**DIRECTIONS FOR THIS TASK**
From the listing below, restate word for word the lines from the line containing "Reproduce this chart with seaborn" down through the line containing "import seaborn as sns". Exclude pictures.

════════════════

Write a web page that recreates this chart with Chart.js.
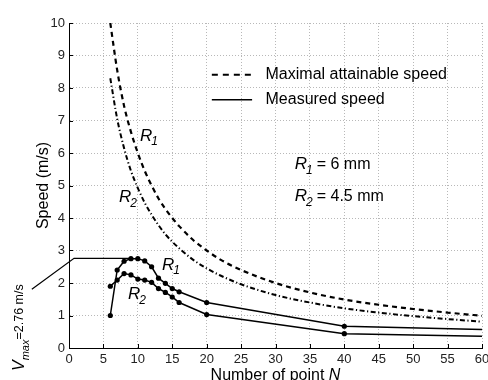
<!DOCTYPE html>
<html><head><meta charset="utf-8">
<script src="https://cdn.jsdelivr.net/npm/chart.js@4.4.1/dist/chart.umd.min.js"></script>
<style>html,body{margin:0;padding:0;background:#fff}canvas{display:block}</style>
</head><body>
<canvas id="c" width="488" height="380"></canvas>
<script>
// ---- data ----
const xTicks = [0,5,10,15,20,25,30,35,40,45,50,55,60];
const yTicks = [0,1,2,3,4,5,6,7,8,9,10];
// maximal attainable speed (dashed curves)
const maxN  = [6,7,8,9,10,11,12,13,14,15,16,18,20,22,25,30,35,40,45,50,55,60];
const maxR1 = [10.0,8.55,7.45,6.65,6.0,5.45,5.0,4.6,4.28,4.0,3.75,3.33,3.0,2.72,2.4,2.0,1.71,1.49,1.33,1.2,1.09,0.99];
const maxR2 = [8.3,7.05,6.15,5.45,4.92,4.47,4.1,3.78,3.5,3.27,3.07,2.72,2.45,2.23,1.96,1.63,1.4,1.22,1.09,0.98,0.89,0.81];
// measured speed (solid curves with markers)
const measN  = [6,7,8,9,10,11,12,13,14,15,16,20,40,60];
const measR1 = [1.0,2.4,2.67,2.75,2.75,2.68,2.5,2.15,1.99,1.83,1.73,1.4,0.67,0.57];
const measR2 = [1.9,2.09,2.29,2.25,2.12,2.09,2.02,1.83,1.71,1.57,1.4,1.03,0.44,0.36];
const vmax = 2.76;

const FONT = "'Liberation Sans', Arial, sans-serif";
const pts = (xs, ys) => xs.map((x, i) => ({x, y: ys[i]}));

function drawR(ctx, x, y, sub, rest) {
  ctx.textAlign = 'left';
  ctx.textBaseline = 'middle';
  ctx.font = 'italic 17px ' + FONT;
  ctx.fillText('R', x, y);
  const w = ctx.measureText('R').width;
  ctx.font = 'italic 12px ' + FONT;
  ctx.fillText(sub, x + w - 1, y + 6);
  const sw = ctx.measureText(sub).width;
  if (rest) {
    ctx.font = '16px ' + FONT;
    ctx.fillText(rest, x + w - 1 + sw + 4, y);
  }
}

const extras = {
  id: 'extras',
  afterDraw(chart) {
    const {ctx, chartArea: ca, scales: {x, y}} = chart;
    ctx.save();
    ctx.fillStyle = '#000';
    ctx.strokeStyle = '#000';
    // inward tick marks
    ctx.lineWidth = 1;
    ctx.beginPath();
    xTicks.forEach(v => { const px = Math.round(x.getPixelForValue(v)) + 0.5; ctx.moveTo(px, ca.bottom); ctx.lineTo(px, ca.bottom - 4); });
    yTicks.forEach(v => { const py = Math.round(y.getPixelForValue(v)) + 0.5; ctx.moveTo(ca.left, py); ctx.lineTo(ca.left + 4, py); });
    ctx.stroke();

    // Vmax annotation line
    ctx.lineWidth = 1.2;
    ctx.beginPath();
    ctx.moveTo(x.getPixelForValue(-5.4), y.getPixelForValue(1.81));
    ctx.lineTo(x.getPixelForValue(0.73), y.getPixelForValue(vmax));
    ctx.lineTo(x.getPixelForValue(9), y.getPixelForValue(vmax));
    ctx.stroke();

    // legend
    ctx.lineWidth = 2;
    const ly1 = y.getPixelForValue(8.41), ly2 = y.getPixelForValue(7.64);
    const lx0 = x.getPixelForValue(20.75), lx1 = x.getPixelForValue(26.6);
    ctx.setLineDash([6, 5]);
    ctx.beginPath(); ctx.moveTo(lx0, ly1); ctx.lineTo(lx1, ly1); ctx.stroke();
    ctx.setLineDash([]);
    ctx.lineWidth = 1.5;
    ctx.beginPath(); ctx.moveTo(lx0, ly2); ctx.lineTo(lx1, ly2); ctx.stroke();
    ctx.font = '16px ' + FONT;
    ctx.textAlign = 'left'; ctx.textBaseline = 'middle';
    const tx = x.getPixelForValue(28.55);
    ctx.fillText('Maximal attainable speed', tx, ly1);
    ctx.fillText('Measured speed', tx, ly2);

    // curve labels
    drawR(ctx, x.getPixelForValue(10.3), y.getPixelForValue(6.53), '1');
    drawR(ctx, x.getPixelForValue(7.26), y.getPixelForValue(4.64), '2');
    drawR(ctx, x.getPixelForValue(13.5), y.getPixelForValue(2.55), '1');
    drawR(ctx, x.getPixelForValue(8.56), y.getPixelForValue(1.64), '2');
    drawR(ctx, x.getPixelForValue(32.8), y.getPixelForValue(5.64), '1', '= 6 mm');
    drawR(ctx, x.getPixelForValue(32.8), y.getPixelForValue(4.66), '2', '= 4.5 mm');

    // axis titles
    ctx.textBaseline = 'alphabetic';
    const xt1 = 'Number of point ';
    ctx.font = 'italic 16px ' + FONT;
    const nW = ctx.measureText('N').width;
    ctx.font = '16px ' + FONT;
    const tW = ctx.measureText(xt1).width + nW;
    const cx = (ca.left + ca.right) / 2;
    ctx.textAlign = 'left';
    ctx.fillText(xt1, cx - tW / 2, 380);
    ctx.font = 'italic 16px ' + FONT;
    ctx.fillText('N', cx - tW / 2 + tW - nW, 380);

    ctx.save();
    ctx.translate(43.5, (ca.top + ca.bottom) / 2);
    ctx.rotate(-Math.PI / 2);
    ctx.textAlign = 'center'; ctx.textBaseline = 'middle';
    ctx.font = '16px ' + FONT;
    ctx.fillText('Speed (m/s)', 0, 0);
    ctx.restore();

    // Vmax text (rotated)
    ctx.save();
    ctx.translate(20, 371);
    ctx.rotate(-Math.PI / 2);
    ctx.textAlign = 'left'; ctx.textBaseline = 'middle';
    ctx.font = 'italic 16px ' + FONT;
    ctx.fillText('V', 0, 0);
    let off = ctx.measureText('V').width;
    ctx.font = 'italic 11px ' + FONT;
    ctx.fillText('max', off, 6);
    off += ctx.measureText('max').width;
    ctx.font = '12.5px ' + FONT;
    ctx.fillText('=2.76 m/s', off, 0);
    ctx.restore();

    ctx.restore();
  }
};

const gridCommon = { color: '#b8b8b8', lineWidth: 1, drawTicks: false };

new Chart(document.getElementById('c'), {
  type: 'line',
  data: {
    datasets: [
      { data: pts(maxN, maxR1), borderColor: '#000', borderWidth: 2.2, borderDash: [5, 4], pointRadius: 0, cubicInterpolationMode: 'monotone' },
      { data: pts(maxN, maxR2), borderColor: '#000', borderWidth: 2, borderDash: [5, 2.5, 1.2, 2.5], pointRadius: 0, cubicInterpolationMode: 'monotone' },
      { data: pts(measN, measR1), borderColor: '#000', borderWidth: 1.5, tension: 0, pointRadius: c => (c.parsed && c.parsed.x >= 60 ? 0 : 2.6), pointBackgroundColor: '#000', pointBorderWidth: 0 },
      { data: pts(measN, measR2), borderColor: '#000', borderWidth: 1.5, tension: 0, pointRadius: c => (c.parsed && c.parsed.x >= 60 ? 0 : 2.6), pointBackgroundColor: '#000', pointBorderWidth: 0 }
    ]
  },
  options: {
    responsive: false,
    animation: false,
    events: [],
    layout: { padding: { left: 0, top: 23, right: 6, bottom: 0 } },
    plugins: { legend: { display: false }, tooltip: { enabled: false } },
    scales: {
      x: {
        type: 'linear', min: 0, max: 60,
        afterBuildTicks: s => { s.ticks = xTicks.map(v => ({ value: v })); },
        afterFit: s => { s.height = 32; s.paddingLeft = 0; s.paddingRight = 0; },
        ticks: { color: '#222', font: { family: FONT, size: 13 }, padding: 4, maxRotation: 0, autoSkip: false },
        grid: gridCommon,
        border: { color: '#000', width: 1, dash: [1, 2] }
      },
      y: {
        type: 'linear', min: 0, max: 10,
        afterBuildTicks: s => { s.ticks = yTicks.map(v => ({ value: v })); },
        afterFit: s => { s.width = 69; s.paddingTop = 0; s.paddingBottom = 0; },
        ticks: { color: '#222', font: { family: FONT, size: 13 }, padding: 4, autoSkip: false },
        grid: gridCommon,
        border: { color: '#000', width: 1, dash: [1, 2] }
      }
    }
  },
  plugins: [extras]
});
</script>
</body></html>
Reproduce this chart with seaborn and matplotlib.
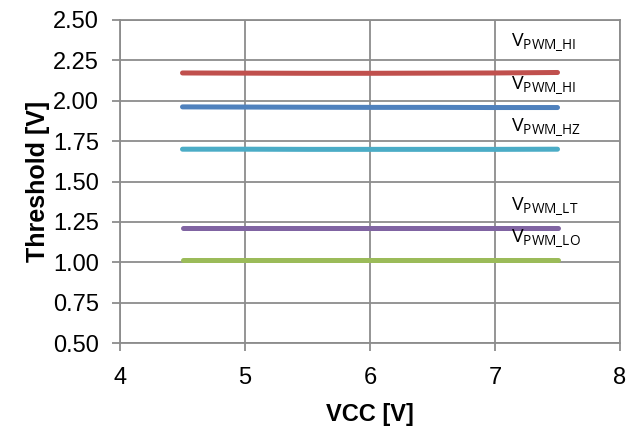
import matplotlib
matplotlib.use("Agg")
import matplotlib.pyplot as plt
import pandas as pd
import seaborn as sns

vcc = [4.5, 5.0, 5.5, 6.0, 6.5, 7.0, 7.5]
v_pwm_hi_rise = [2.172, 2.171, 2.170, 2.170, 2.171, 2.172, 2.175]
v_pwm_hi_fall = [1.962, 1.961, 1.960, 1.959, 1.959, 1.958, 1.958]
v_pwm_hz = [1.700, 1.700, 1.699, 1.699, 1.699, 1.699, 1.700]
v_pwm_lt = [1.213, 1.213, 1.213, 1.213, 1.213, 1.213, 1.213]
v_pwm_lo = [1.017, 1.017, 1.017, 1.017, 1.017, 1.017, 1.017]

series = {
    "hi_rise": v_pwm_hi_rise,
    "hi_fall": v_pwm_hi_fall,
    "hz": v_pwm_hz,
    "lt": v_pwm_lt,
    "lo": v_pwm_lo,
}
colors = ["#C0504D", "#4F81BD", "#4BACC6", "#8064A2", "#9BBB59"]

labels = [r"V$_{\mathrm{PWM\_HI}}$", r"V$_{\mathrm{PWM\_HI}}$", r"V$_{\mathrm{PWM\_HZ}}$",
          r"V$_{\mathrm{PWM\_LT}}$", r"V$_{\mathrm{PWM\_LO}}$"]
label_x = [7.13, 7.13, 7.13, 7.13, 7.13]
label_y = [2.34, 2.075, 1.815, 1.325, 1.125]

sns.set_style("white")
plt.rcParams["font.family"] = ["Liberation Sans", "DejaVu Sans"]
plt.rcParams["mathtext.fontset"] = "custom"
plt.rcParams["mathtext.rm"] = "Open Sans"
plt.rcParams["text.color"] = "black"

df = pd.DataFrame({"vcc": vcc, **series}).melt(id_vars="vcc", var_name="curve", value_name="v")

fig = plt.figure(figsize=(6.36, 4.29), dpi=100)
ax = fig.add_axes([120 / 636, 1 - 343 / 429, 500 / 636, 323 / 429])

sns.lineplot(data=df, x="vcc", y="v", hue="curve", palette=colors, ax=ax,
             linewidth=3.6, legend=False, solid_capstyle="round", zorder=3)

for lab, lx, ly in zip(labels, label_x, label_y):
    ax.text(lx, ly, lab, fontsize=14, family="Open Sans", color="black", zorder=4)

ax.set_xlim(4, 8)
ax.set_ylim(0.5, 2.5)
ax.set_xticks([4, 5, 6, 7, 8])
ax.set_yticks([0.5, 0.75, 1.0, 1.25, 1.5, 1.75, 2.0, 2.25, 2.5])
ax.set_yticklabels([f"{t:.2f}" for t in ax.get_yticks()])
ax.grid(True, color="#8C8C8C", linewidth=1.3)
for s in ax.spines.values():
    s.set_color("#8C8C8C")
    s.set_linewidth(1.3)
ax.tick_params(axis="both", which="both", length=6, width=1.3, color="#8C8C8C",
               labelsize=17, labelcolor="black", direction="out",
               bottom=True, left=True)
ax.tick_params(axis="y", pad=9)
ax.tick_params(axis="x", pad=11)
ax.set_xlabel("VCC [V]", fontsize=17, fontweight="bold", labelpad=10, color="black")
ax.set_ylabel("Threshold [V]", fontsize=18, fontweight="bold", labelpad=2, color="black")

fig.savefig("out.png", dpi=100)
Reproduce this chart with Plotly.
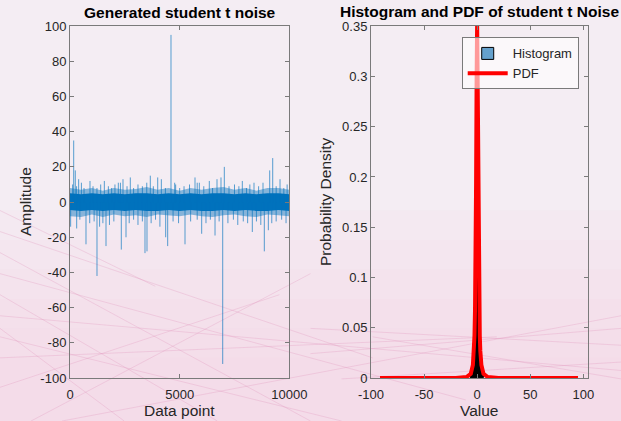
import plotly.graph_objects as go

# ---------------- data ----------------
# left panel: noise envelope (dense core) sampled along data index
env_x = [0, 500, 1000, 1500, 2000, 2500, 3000, 3500, 4000, 4500, 5000,
         5500, 6000, 6500, 7000, 7500, 8000, 8500, 9000, 9500, 10000]
core_hi = [5, 4.5, 5, 4.5, 5, 4.5, 5, 5, 4.5, 5, 4.5, 5, 4.5, 5, 5, 4.5, 5, 4.5, 5, 5, 4.5]
core_lo = [-4.5, -5, -4.5, -5, -4.5, -5, -4.5, -5, -5, -4.5, -5, -4.5, -5, -5, -4.5, -5, -4.5, -5, -5, -4.5, -5]
fringe_hi = [8, 7, 8, 6.5, 8, 7, 7.5, 8.5, 7, 8, 6.5, 8, 7, 8, 8.5, 7, 8, 6.5, 8, 8, 7]
fringe_lo = [-8, -8.5, -7, -8.5, -7, -8, -7.5, -8.5, -7, -7.5, -8, -7, -8, -8.5, -7.5, -7, -8, -8.5, -7, -7.5, -8]

spike_pos = [169, 242, 395, 120, 300, 520, 640, 912, 1050, 1230, 1400, 1566, 1750, 1900,
             2050, 2204, 2300, 2417, 2600, 2750, 2900, 3100, 3300, 3500, 3662, 3800, 4000,
             4165, 4350, 4605, 4773, 4818, 5000, 5200, 5450, 5700, 5800, 5897, 6100, 6352,
             6500, 6703, 6885, 7036, 7250, 7500, 7700, 7857, 8050, 8200, 8390, 8600, 8800,
             9106, 9243, 9400, 9576, 9750, 9900,
             30, 305, 450, 730, 900, 1100, 1231, 1350, 1500, 1642, 1800, 2000, 2340, 2554,
             2700, 2900, 3100, 3300, 3420, 3511, 3700, 3900, 4100, 4363, 4454, 4700, 4950,
             5244, 5500, 5800, 6004, 6200, 6400, 6612, 6800, 6963, 7200, 7450, 7650, 7900,
             8100, 8313, 8500, 8700, 8860, 9043, 9200, 9400, 9650, 9850]
spike_val = [35, 18, 13, 10, 9, 11, 8, 12, 9, 8, 10, 12, 9, 8,
             10, 11, 11, 13, 9, 14, 8, 10, 9, 11, 15, 9, 14,
             13, 8, 95, 11, 10, 8, 9, 10, 14, 11, 11, 9, 12,
             8, 13, 14, 20, 9, 10, 9, 12, 8, 10, 11, 9, 11,
             18, 25, 9, 13, 8, 10,
             -14, -15, -10, -24, -12, -11, -42, -14, -12, -25, -13, -11, -27, -20,
             -12, -10, -13, -11, -29, -28, -12, -10, -14, -20, -25, -11, -12,
             -24, -11, -10, -18, -12, -10, -19, -11, -92, -12, -10, -13, -11,
             -12, -17, -11, -13, -28, -16, -12, -11, -10, -12]

# right panel: histogram (bin centres, density) and fitted PDF
hist_x = [-6, -5.5, -5, -4.5, -4, -3.5, -3, -2.5, -2, -1.5, -1, -0.5, 0,
          0.5, 1, 1.5, 2, 2.5, 3, 3.5, 4, 4.5, 5, 5.5, 6]
hist_y = [0.004, 0.006, 0.007, 0.010, 0.013, 0.019, 0.027, 0.042, 0.068, 0.114, 0.19, 0.29, 0.34,
          0.30, 0.19, 0.115, 0.067, 0.041, 0.028, 0.018, 0.013, 0.009, 0.007, 0.005, 0.004]
pdf_x = [-91.5, -60, -40, -20, -10, -6, -4, -3, -2.5, -2, -1.5, -1, -0.5, 0,
         0.5, 1, 1.5, 2, 2.5, 3, 4, 6, 10, 20, 40, 60, 95]
pdf_y = [0.0, 0.0, 0.0, 0.0001, 0.001, 0.0043, 0.013, 0.027, 0.042, 0.068, 0.114, 0.192, 0.296, 0.354,
         0.296, 0.192, 0.114, 0.068, 0.042, 0.027, 0.013, 0.0043, 0.001, 0.0001, 0.0, 0.0, 0.0]

left_ticks_y = [-100, -80, -60, -40, -20, 0, 20, 40, 60, 80, 100]
left_ticks_x = [0, 5000, 10000]
right_ticks_y = [0, 0.05, 0.1, 0.15, 0.2, 0.25, 0.3, 0.35]
right_ticks_x = [-100, -50, 0, 50, 100]

# ---------------- figure ----------------
BLUE = "#0072BD"
fig = go.Figure()

# fringe band
fig.add_trace(go.Scatter(x=env_x, y=fringe_lo, mode="lines", line=dict(width=0),
                         showlegend=False, hoverinfo="skip", xaxis="x", yaxis="y"))
fig.add_trace(go.Scatter(x=env_x, y=fringe_hi, mode="lines", line=dict(width=0),
                         fill="tonexty", fillcolor="rgba(0,114,189,0.45)",
                         showlegend=False, hoverinfo="skip", xaxis="x", yaxis="y"))
# core band
fig.add_trace(go.Scatter(x=env_x, y=core_lo, mode="lines", line=dict(width=0),
                         showlegend=False, hoverinfo="skip", xaxis="x", yaxis="y"))
fig.add_trace(go.Scatter(x=env_x, y=core_hi, mode="lines", line=dict(width=0),
                         fill="tonexty", fillcolor=BLUE,
                         showlegend=False, hoverinfo="skip", xaxis="x", yaxis="y"))
# spikes
sx, sy = [], []
for p, v in zip(spike_pos, spike_val):
    sx += [p, p, None]
    sy += [0, v, None]
fig.add_trace(go.Scatter(x=sx, y=sy, mode="lines",
                         line=dict(color="rgba(0,114,189,0.65)", width=1),
                         showlegend=False, hoverinfo="skip", xaxis="x", yaxis="y"))

# histogram
fig.add_trace(go.Bar(x=hist_x, y=hist_y, width=0.5, name="Histogram",
                     marker=dict(color="#65a1cc", line=dict(color="black", width=1)),
                     xaxis="x2", yaxis="y2"))
# pdf
fig.add_trace(go.Scatter(x=pdf_x, y=pdf_y, mode="lines", name="PDF",
                         line=dict(color="#ff0000", width=4),
                         xaxis="x2", yaxis="y2"))

axis_common = dict(showgrid=False, zeroline=False, showline=True, linecolor="#7a7a7a",
                   linewidth=1, mirror="allticks", ticks="inside", ticklen=4,
                   tickcolor="#7a7a7a", tickfont=dict(size=13, color="#262626"),
                   automargin=False)

YD = [0.102, 0.938]
fig.update_layout(
    width=621, height=421,
    margin=dict(l=0, r=0, t=0, b=0, pad=0, autoexpand=False),
    paper_bgcolor="#f4edf3",
    plot_bgcolor="rgba(0,0,0,0)",
    font=dict(family="Liberation Sans, Arial, sans-serif", color="#262626"),
    bargap=0,
    xaxis=dict(domain=[0.1127, 0.4659], range=[0, 10000], tickvals=left_ticks_x,
               ticktext=[str(v) for v in left_ticks_x], anchor="y",
               ticklabelstandoff=4, **axis_common),
    yaxis=dict(domain=YD, range=[-100, 100], tickvals=left_ticks_y,
               ticktext=[str(v) for v in left_ticks_y], anchor="x", **axis_common),
    xaxis2=dict(domain=[0.5974, 0.9473], range=[-100, 104.7], tickvals=right_ticks_x,
                ticktext=[str(v) for v in right_ticks_x], anchor="y2",
                ticklabelstandoff=4, **axis_common),
    yaxis2=dict(domain=YD, range=[0, 0.35], tickvals=right_ticks_y,
                ticktext=["0", "0.05", "0.1", "0.15", "0.2", "0.25", "0.3", "0.35"],
                anchor="x2", **axis_common),
    legend=dict(x=0.7435, y=0.911, xanchor="left", yanchor="top", traceorder="normal",
                bgcolor="rgba(255,255,255,0.6)", bordercolor="#7a7a7a", borderwidth=1,
                font=dict(size=13, color="#262626"), tracegroupgap=0,
                itemwidth=40),
    showlegend=True,
)

# titles and axis labels as annotations
ann = [
    dict(text="<b>Generated student t noise</b>", x=0.2893, y=1 - 13 / 421, font=dict(size=15.5, color="#000")),
    dict(text="<b>Histogram and PDF of student t Noise</b>", x=0.7724, y=1 - 12 / 421, font=dict(size=15.5, color="#000")),
    dict(text="Data point", x=0.2893, y=1 - 410 / 421, font=dict(size=15.5)),
    dict(text="Value", x=0.7724, y=1 - 410 / 421, font=dict(size=15.5)),
    dict(text="Amplitude", x=25 / 621, y=0.52, textangle=-90, font=dict(size=15.5)),
    dict(text="Probability Density", x=325 / 621, y=0.52, textangle=-90, font=dict(size=15.5)),
]
for a in ann:
    fig.add_annotation(xref="paper", yref="paper", showarrow=False,
                       xanchor="center", yanchor="middle", **a)

# subtle background decoration (gradient + faint pink lines)
shapes = []
for i in range(6):
    shapes.append(dict(type="rect", xref="paper", yref="paper", x0=0, x1=1,
                       y0=0, y1=0.5 - i * 0.07, line=dict(width=0),
                       fillcolor="rgba(245,205,225,0.10)", layer="below"))
lines = [(0, 0.45, 0.6, 0.15), (0, 0.40, 0.5, 0.0), (0, 0.35, 0.75, 0.05), (0, 0.30, 0.35, 0.0),
         (0, 0.25, 1.0, 0.12), (0, 0.20, 0.55, 0.0), (0, 0.15, 0.8, 0.2), (0.05, 0.0, 0.5, 0.35),
         (0, 0.08, 0.45, 0.3), (0.1, 0.0, 1.0, 0.25), (0, 0.50, 0.25, 0.32), (0.2, 0.0, 0.0, 0.22),
         (0.5, 0.22, 1.0, 0.18), (0.5, 0.16, 1.0, 0.22), (0.55, 0.10, 1.0, 0.14), (0.6, 0.2, 1.0, 0.1)]
for x0, y0, x1, y1 in lines:
    shapes.append(dict(type="line", xref="paper", yref="paper", x0=x0, y0=y0, x1=x1, y1=y1,
                       line=dict(color="rgba(225,150,190,0.30)", width=1), layer="below"))
fig.update_layout(shapes=shapes)

fig.write_html("out.html")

════════════════

**RESULT**
Reproduce this chart with seaborn and matplotlib.
import matplotlib
matplotlib.use("Agg")
import matplotlib.pyplot as plt
import pandas as pd
import seaborn as sns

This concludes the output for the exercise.